Vittorio Montalti (foto via Facebook)

Trasformare in musica il libro del cuore. La sfida del Maggio musicale fiorentino

Mario Leone

Parla il giovane compositore Vittorio Montalti

Una nuova partitura nasce sempre da un’urgenza comunicativa, affettiva o semplicemente estetica. Nel caso de “Le leggi fondamentali della stupidità umana” quest’impellenza è di Cristiano Chiarot, sovrintendente del Maggio musicale fiorentino: vedere trasposto in musica il suo libro preferito, quello appunto di Carlo Cipolla. Un saggio, in verità, da trasformare in libretto per poi musicare ogni sua parte. Operazione coraggiosa e non semplice che Chiarot ha affidato a Vittorio Montalti, giovane compositore romano, accompagnato dal librettista Giuliano Compagno, con la regia di Giancarlo Cauteruccio e la direzione di Fabio Maestri. “Negli ultimi anni – dice al Foglio il compositore – il mio interesse si è spostato sul teatro musicale (questa è la terza opera che scrivo e in cantiere ce ne è già un’altra) e sulla musica elettronica che inserisco nei lavori d’opera, strumentali, ma anche provando a suonarla io stesso dal vivo”.

 

Montalti si è formato a Milano emigrando poi all’Ircam di Parigi dove ha ampliato gli orizzonti sul mondo dell’elettronica. I primi lavori a diciassette anni per poi emergere nel mondo della musica contemporanea. “Finché ci sarà l’uomo – dice – si potrà scrivere musica”. Certo, non sono affatto semplici le problematiche che accompagnano la diffusione dei nuovi repertori e la comprensione da parte del pubblico.

  

“E’ molto importante cercare un linguaggio che raggiunga chi ascolta. Dire pubblico, però, è molto generico. Chi è il pubblico, che formazione ha, quali sono gli interessi. Non si può scrivere pensando di accontentare tutti. La musica deve essere capita da chi ascolta senza obliterare le necessità del compositore”. Quelle di Montalti sono sicuramente la possibilità di creare della musica dove ripetizione, sintesi e brevi evoluzioni si fondono in maniera equilibrata. “La mia partitura è un grande meccanismo che non guarda al minimalismo (spesso associato ad alcuni compositori e a linguaggi armonici) ma al piccolo, al particolare. Non solo. Alla ripetizione si associa una grande presenza ritmica che vede impegnate quattro voci (il soprano Ljuba Bergamelli; il mezzosoprano Victoria Massey; il tenore Manuel Amati e il basso Oliver Pürckhauer) e un ensemble di tredici strumenti con un toy piano, una tastiera midi e, naturalmente, l’elettronica.
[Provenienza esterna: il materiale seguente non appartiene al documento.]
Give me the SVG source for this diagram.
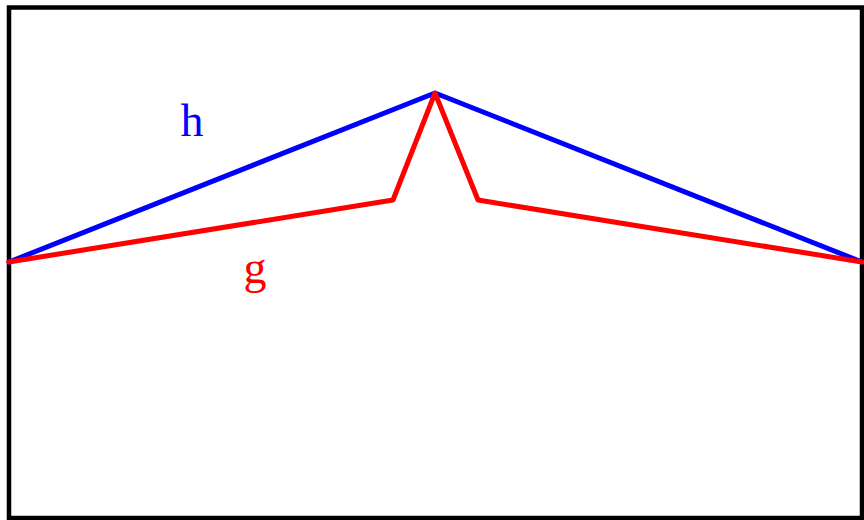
<svg xmlns="http://www.w3.org/2000/svg" width="864" height="520" viewBox="0 0 864 520">
<style>
.frame{fill:none;stroke:#000;stroke-width:4.5}
.line{fill:none;stroke-width:5;stroke-linejoin:round;stroke-linecap:round}
.lbl{font-family:"Liberation Serif","DejaVu Serif",serif;font-size:46px;text-anchor:middle}
</style>
<rect x="0" y="0" width="864" height="520" fill="#fff"/>
<rect class="frame" x="9" y="7.5" width="853" height="510.5"/>
<g id="connectors">
<polyline id="h-curve" class="line" stroke="#0000ff" points="9,262 435,93 862,262"/>
<polyline id="g-curve" class="line" stroke="#ff0000" points="9,262 393,200 435,93 478,200 862,262"/>
</g>
<g id="label-h"><text class="lbl" x="192" y="136" fill="#0000ff">h</text></g>
<g id="label-g"><text class="lbl" x="255" y="283" fill="#ff0000">g</text></g>
</svg>
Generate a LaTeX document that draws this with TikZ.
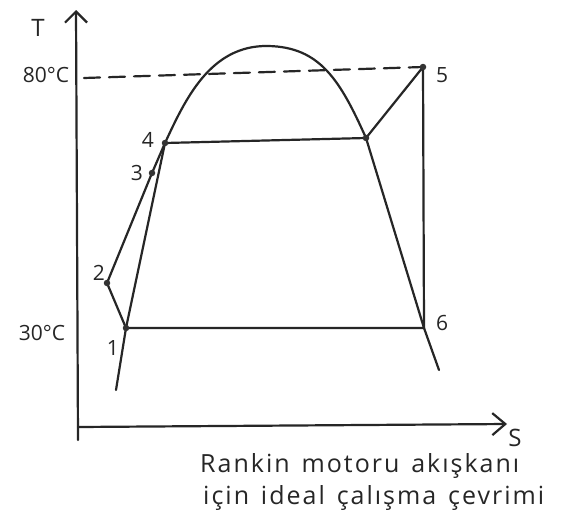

Questa particolare formazione è al servizio della musica, vera e propria ispiratrice del libretto. Non si sta facendo drammaturgia ma teatro musicale astratto “dove la drammaturgia viene dalla musica più che da un libretto. Il centro dell’attenzione è astratto pur in presenza di storie concrete. In questo senso musicare un saggio non è stato un problema (come tutti credono) ma un aiuto in questa direzione”.

 

Con queste premesse sorge un lavoro composto da cinque quadri che richiamano le cinque “leggi” del saggio. Ogni quadro è diviso in cinque scene (le diverse combinazioni delle voci con gli strumenti). Alla fine di ogni quadro c’è un file elettronico che espone la legge e una riflessione sulla stessa da parte dell’autore del libretto. Una struttura complessa dove si muovono quattro personaggi che incarnano quattro profili: l’intelligente, il bandito, lo stupido e lo sprovveduto. Una sorta di bussola dove collocare ogni uomo. Un lavoro attuale perché Cipolla individua nella stupidità la causa della non crescita umana, soprattutto quando questa stupidità è al potere: “Si nota – scrive lo scrittore – specialmente tra gli individui al potere, un’allarmante proliferazione di banditi con un’alta percentuale di stupidità e, fra quelli non al potere, una ugualmente allarmante crescita del numero degli sprovveduti. Tale cambiamento nella composizione della popolazione dei non stupidi rafforza inevitabilmente il potere distruttivo della frazione degli stupidi e porta il paese alla rovina”. Sarà molto interessante constatare tutte le scelte musicali del compositore ispirate da queste parole che, pur scritte nel 1988, sono di stringente attualità.